TCHAIKOVSKY String Quartets Nos 1 & 3

Record and Artist Details

Composer or Director: Pyotr Ilyich Tchaikovsky

Genre:

Chamber

Label: Harmonia Mundi USA

Media Format: CD or Download

Media Runtime: 66

Mastering:

DDD

Catalogue Number: HMU90 7665

HMU90 7665. TCHAIKOVSKY String Quartets Nos 1 & 3

Tracks:

Composition Artist Credit
String Quartet No. 1 Pyotr Ilyich Tchaikovsky, Composer
Heath Quartet
Pyotr Ilyich Tchaikovsky, Composer
String Quartet No. 3 Pyotr Ilyich Tchaikovsky, Composer
Heath Quartet
Pyotr Ilyich Tchaikovsky, Composer
Although only five years separate Tchaikovsky’s first and last string quartets, they are stylistically very different. The First, written in 1871, epitomises the composer’s remarkable gift for melody, not least in the famous Andante cantabile, while the Third is one of Tchaikovsky’s works which bears an intensely personal emotional burden. The pair feature on the Heath Quartet’s Harmonia Mundi debut in clean, assured performances.

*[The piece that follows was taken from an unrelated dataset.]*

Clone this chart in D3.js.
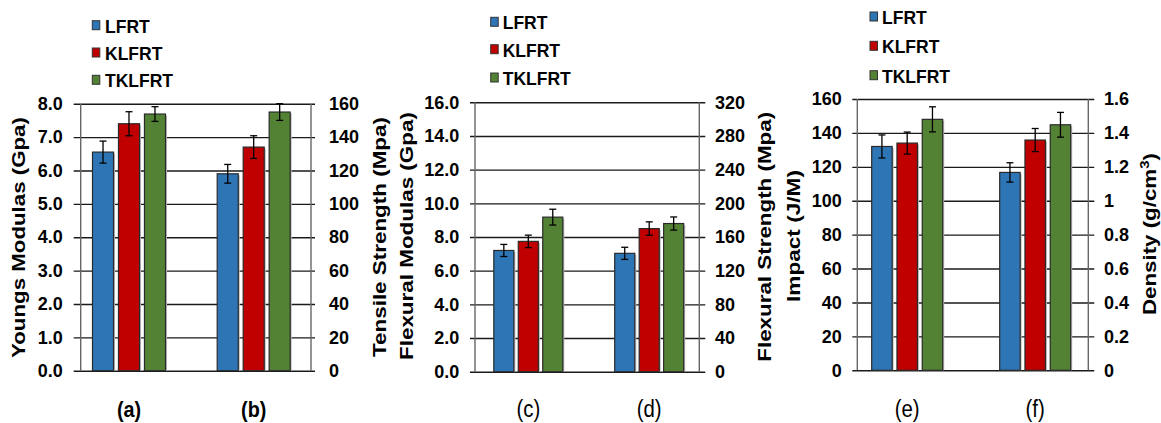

‘Why always the Andante? They do not seem to want to know anything else!’, complained Tchaikovsky to his brother, Modest. The second movement of the String Quartet No 1 spawned myriad arrangements and is easily the most popular movement from his string quartet output. Based on an old folksong Tchaikovsky heard in Kamenka, the composer reported that it brought Leo Tolstoy to tears. The Heath Quartet’s account is rather dry-eyed, however, stressing the lyrical over the melancholy compared with the Borodin Quartet’s more sentimental reading for Teldec. The Heath’s sound is bright and without undue vibrato, which gives their playing a slightly cool edge for this repertoire. The Scherzo is light on its feet and credit is due for taking the exposition repeat in the finale (unlike the Borodin or Utrecht quartets).

The Third Quartet was composed in 1876 in memory of Ferdinand Laub, who had played first violin in the premieres of Tchaikovsky’s first two quartets. ‘Nobody draws strains out of the violin that touch the soul so deeply, are so strong and powerful and also so tender and caressing’, wrote the composer. The Heath Quartet’s careful attention to dynamics pays dividends in the introspective first movement, which is almost symphonic in style, plunging us into a very different world to the First Quartet. The second movement bustles in a lively fashion, without labouring the humour.

Tchaikovsky seems to draw on Russian Orthodox chant in the third-movement Andante funebre e doloroso. The Heath Quartet don’t hang around here, with rather a purposeful tread for a funeral march. There’s deeper pain to be mined here, especially in the Utrecht Quartet’s excellent reading, but the finale brings the quartet to an exuberant close.